RECORDED INFORMATION:
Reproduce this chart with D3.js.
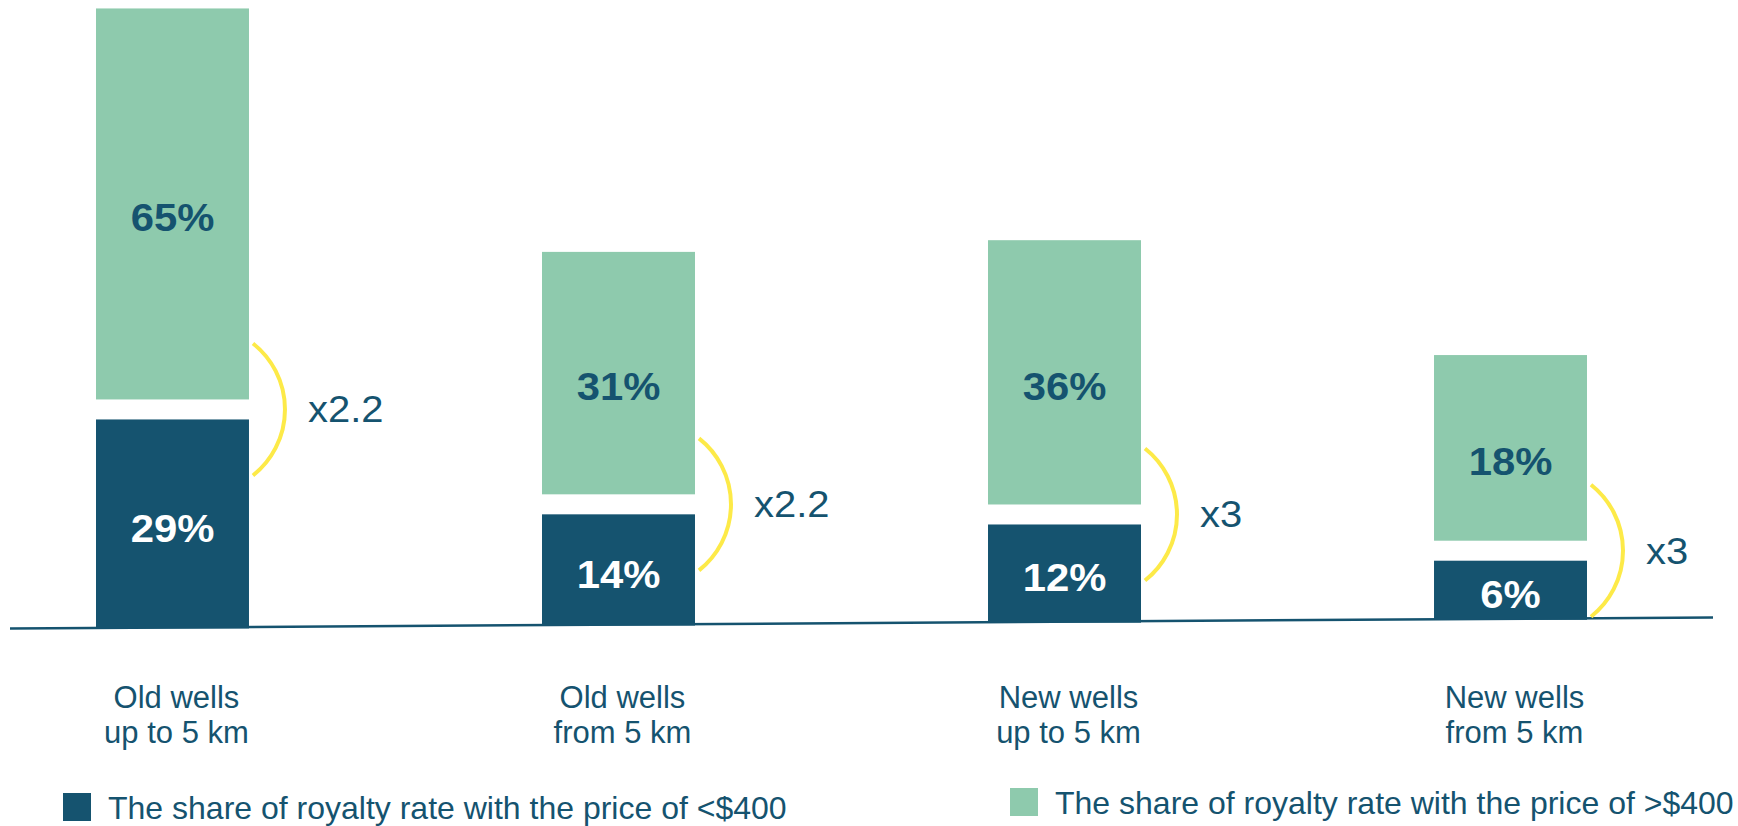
<!DOCTYPE html>
<html>
<head>
<meta charset="utf-8">
<script src="https://cdn.jsdelivr.net/npm/d3@7"></script>
<style>
  body { margin: 0; background: #fff; }
  svg { display: block; font-family: "Liberation Sans", Arial, sans-serif; }
</style>
</head>
<body>
<div id="chart"></div>
<script>
// data
const categories = ["Old wells|up to 5 km", "Old wells|from 5 km", "New wells|up to 5 km", "New wells|from 5 km"];
const lowShare = [29, 14, 12, 6];     // price < $400
const highShare = [65, 31, 36, 18];   // price > $400
const ratios = ["x2.2", "x2.2", "x3", "x3"];
const legendLabels = ["The share of royalty rate with the price of <$400", "The share of royalty rate with the price of >$400"];

let width = 1738,
    height = 826;

const dark = "#15536f",
      green = "#8ecaad",
      yellow = "#fdea48";

const svg = d3.select("#chart")
    .append("svg")
    .attr("width", width)
    .attr("height", height)
    .attr("viewBox", [0, 0, width, height]);

const x = d3.scaleBand()
    .domain(categories)
    .range([96, 1587])
    .paddingInner(0.657)
    .paddingOuter(0);

// the base line is slightly tilted in the picture
const base = d3.scaleLinear()
    .domain([10, 1713])
    .range([628.5, 617.5]);

// the two series are not drawn on a common scale in the original
const hLow = d3.scaleLinear().domain([0, 29]).range([19, 208]);
const hHigh = d3.scaleLinear().domain([0, 65]).range([107, 391]);
const gap = 20;

const rows = categories.map((c, i) => {
    const x0 = x(c);
    const bottom = base(x0 + x.bandwidth() / 2);
    const lowTop = bottom - hLow(lowShare[i]);
    const highBottom = lowTop - gap;
    const highTop = highBottom - hHigh(highShare[i]);
    return { c, i, x0, bottom, lowTop, highBottom, highTop };
});

// axis line
svg.append("line")
    .attr("x1", 10).attr("y1", base(10))
    .attr("x2", 1713).attr("y2", base(1713))
    .attr("stroke", dark)
    .attr("stroke-width", 2.5);

const bars = svg.append("g").attr("class", "bars");

bars.selectAll("rect.low")
    .data(rows)
    .enter().append("rect")
        .attr("class", "low")
        .attr("x", d => d.x0)
        .attr("y", d => d.lowTop)
        .attr("width", x.bandwidth())
        .attr("height", d => d.bottom - d.lowTop + 1)
        .attr("fill", dark);

bars.selectAll("rect.high")
    .data(rows)
    .enter().append("rect")
        .attr("class", "high")
        .attr("x", d => d.x0)
        .attr("y", d => d.highTop)
        .attr("width", x.bandwidth())
        .attr("height", d => d.highBottom - d.highTop)
        .attr("fill", green);

// value labels (the original text is a little stretched horizontally)
const vals = svg.append("g")
    .attr("font-weight", "bold")
    .attr("font-size", 38)
    .attr("text-anchor", "middle");

vals.selectAll("text.high")
    .data(rows)
    .enter().append("text")
        .attr("transform", d => `translate(${d.x0 + x.bandwidth() / 2},${(d.highTop + d.highBottom) / 2 + 14}) scale(1.1,1)`)
        .attr("dy", "0.35em")
        .attr("fill", dark)
        .text(d => highShare[d.i] + "%");

vals.selectAll("text.low")
    .data(rows)
    .enter().append("text")
        .attr("transform", d => `translate(${d.x0 + x.bandwidth() / 2},${(d.lowTop + d.bottom) / 2 + 5}) scale(1.1,1)`)
        .attr("dy", "0.35em")
        .attr("fill", "#fff")
        .text(d => lowShare[d.i] + "%");

// yellow brackets with the ratio
const halfH = 66, bulge = 32;
const r = (halfH * halfH + bulge * bulge) / (2 * bulge);
const theta = Math.asin(halfH / r);

rows.forEach(d => {
    const xr = d.x0 + x.bandwidth() + 4;
    const cy = (d.lowTop + d.highBottom) / 2;
    const p = d3.path();
    p.arc(xr + bulge - r, cy, r, -theta, theta, false);
    svg.append("path")
        .attr("d", p.toString())
        .attr("fill", "none")
        .attr("stroke", yellow)
        .attr("stroke-width", 4);

    svg.append("text")
        .attr("transform", `translate(${xr + 55},${cy}) scale(1.08,1)`)
        .attr("dy", "0.35em")
        .attr("font-size", 37)
        .attr("fill", dark)
        .text(ratios[d.i]);
});

// category labels
const cats = svg.append("g")
    .attr("font-size", 31)
    .attr("fill", dark)
    .attr("text-anchor", "middle");

cats.selectAll("text")
    .data(rows)
    .enter().append("text")
        .attr("x", d => d.x0 + x.bandwidth() / 2 + 4)
        .attr("y", 708)
        .selectAll("tspan")
        .data(d => d.c.split("|"))
        .enter().append("tspan")
            .attr("x", function() { return this.parentNode.getAttribute("x"); })
            .attr("dy", (t, j) => j === 0 ? 0 : 35)
            .text(t => t);

// legend
const legend = [
    { label: legendLabels[0], color: dark, x: 63, y: 793 },
    { label: legendLabels[1], color: green, x: 1010, y: 788 }
];

const lg = svg.selectAll("g.legend")
    .data(legend)
    .enter().append("g")
        .attr("class", "legend")
        .attr("transform", d => `translate(${d.x},${d.y})`);

lg.append("rect")
    .attr("width", 28)
    .attr("height", 28)
    .attr("fill", d => d.color);

lg.append("text")
    .attr("x", 45)
    .attr("y", 26)
    .attr("font-size", 32)
    .attr("fill", dark)
    .text(d => d.label);
</script>
</body>
</html>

AIM: Without the pictures, print the whole listing exactly as given.

ANSWER TO THE PROBLEM:
Reproduce this chart with D3.js.
<!DOCTYPE html>
<html>
<head>
<meta charset="utf-8">
<script src="https://cdn.jsdelivr.net/npm/d3@7"></script>
<style>
  body { margin: 0; background: #fff; }
  svg { display: block; font-family: "Liberation Sans", Arial, sans-serif; }
</style>
</head>
<body>
<div id="chart"></div>
<script>
// data
const categories = ["Old wells|up to 5 km", "Old wells|from 5 km", "New wells|up to 5 km", "New wells|from 5 km"];
const lowShare = [29, 14, 12, 6];     // price < $400
const highShare = [65, 31, 36, 18];   // price > $400
const ratios = ["x2.2", "x2.2", "x3", "x3"];
const legendLabels = ["The share of royalty rate with the price of <$400", "The share of royalty rate with the price of >$400"];

let width = 1738,
    height = 826;

const dark = "#15536f",
      green = "#8ecaad",
      yellow = "#fdea48";

const svg = d3.select("#chart")
    .append("svg")
    .attr("width", width)
    .attr("height", height)
    .attr("viewBox", [0, 0, width, height]);

const x = d3.scaleBand()
    .domain(categories)
    .range([96, 1587])
    .paddingInner(0.657)
    .paddingOuter(0);

// the base line is slightly tilted in the picture
const base = d3.scaleLinear()
    .domain([10, 1713])
    .range([628.5, 617.5]);

// the two series are not drawn on a common scale in the original
const hLow = d3.scaleLinear().domain([0, 29]).range([19, 208]);
const hHigh = d3.scaleLinear().domain([0, 65]).range([107, 391]);
const gap = 20;

const rows = categories.map((c, i) => {
    const x0 = x(c);
    const bottom = base(x0 + x.bandwidth() / 2);
    const lowTop = bottom - hLow(lowShare[i]);
    const highBottom = lowTop - gap;
    const highTop = highBottom - hHigh(highShare[i]);
    return { c, i, x0, bottom, lowTop, highBottom, highTop };
});

// axis line
svg.append("line")
    .attr("x1", 10).attr("y1", base(10))
    .attr("x2", 1713).attr("y2", base(1713))
    .attr("stroke", dark)
    .attr("stroke-width", 2.5);

const bars = svg.append("g").attr("class", "bars");

bars.selectAll("rect.low")
    .data(rows)
    .enter().append("rect")
        .attr("class", "low")
        .attr("x", d => d.x0)
        .attr("y", d => d.lowTop)
        .attr("width", x.bandwidth())
        .attr("height", d => d.bottom - d.lowTop + 1)
        .attr("fill", dark);

bars.selectAll("rect.high")
    .data(rows)
    .enter().append("rect")
        .attr("class", "high")
        .attr("x", d => d.x0)
        .attr("y", d => d.highTop)
        .attr("width", x.bandwidth())
        .attr("height", d => d.highBottom - d.highTop)
        .attr("fill", green);

// value labels (the original text is a little stretched horizontally)
const vals = svg.append("g")
    .attr("font-weight", "bold")
    .attr("font-size", 38)
    .attr("text-anchor", "middle");

vals.selectAll("text.high")
    .data(rows)
    .enter().append("text")
        .attr("transform", d => `translate(${d.x0 + x.bandwidth() / 2},${(d.highTop + d.highBottom) / 2 + 14}) scale(1.1,1)`)
        .attr("dy", "0.35em")
        .attr("fill", dark)
        .text(d => highShare[d.i] + "%");

vals.selectAll("text.low")
    .data(rows)
    .enter().append("text")
        .attr("transform", d => `translate(${d.x0 + x.bandwidth() / 2},${(d.lowTop + d.bottom) / 2 + 5}) scale(1.1,1)`)
        .attr("dy", "0.35em")
        .attr("fill", "#fff")
        .text(d => lowShare[d.i] + "%");

// yellow brackets with the ratio
const halfH = 66, bulge = 32;
const r = (halfH * halfH + bulge * bulge) / (2 * bulge);
const theta = Math.asin(halfH / r);

rows.forEach(d => {
    const xr = d.x0 + x.bandwidth() + 4;
    const cy = (d.lowTop + d.highBottom) / 2;
    const p = d3.path();
    p.arc(xr + bulge - r, cy, r, -theta, theta, false);
    svg.append("path")
        .attr("d", p.toString())
        .attr("fill", "none")
        .attr("stroke", yellow)
        .attr("stroke-width", 4);

    svg.append("text")
        .attr("transform", `translate(${xr + 55},${cy}) scale(1.08,1)`)
        .attr("dy", "0.35em")
        .attr("font-size", 37)
        .attr("fill", dark)
        .text(ratios[d.i]);
});

// category labels
const cats = svg.append("g")
    .attr("font-size", 31)
    .attr("fill", dark)
    .attr("text-anchor", "middle");

cats.selectAll("text")
    .data(rows)
    .enter().append("text")
        .attr("x", d => d.x0 + x.bandwidth() / 2 + 4)
        .attr("y", 708)
        .selectAll("tspan")
        .data(d => d.c.split("|"))
        .enter().append("tspan")
            .attr("x", function() { return this.parentNode.getAttribute("x"); })
            .attr("dy", (t, j) => j === 0 ? 0 : 35)
            .text(t => t);

// legend
const legend = [
    { label: legendLabels[0], color: dark, x: 63, y: 793 },
    { label: legendLabels[1], color: green, x: 1010, y: 788 }
];

const lg = svg.selectAll("g.legend")
    .data(legend)
    .enter().append("g")
        .attr("class", "legend")
        .attr("transform", d => `translate(${d.x},${d.y})`);

lg.append("rect")
    .attr("width", 28)
    .attr("height", 28)
    .attr("fill", d => d.color);

lg.append("text")
    .attr("x", 45)
    .attr("y", 26)
    .attr("font-size", 32)
    .attr("fill", dark)
    .text(d => d.label);
</script>
</body>
</html>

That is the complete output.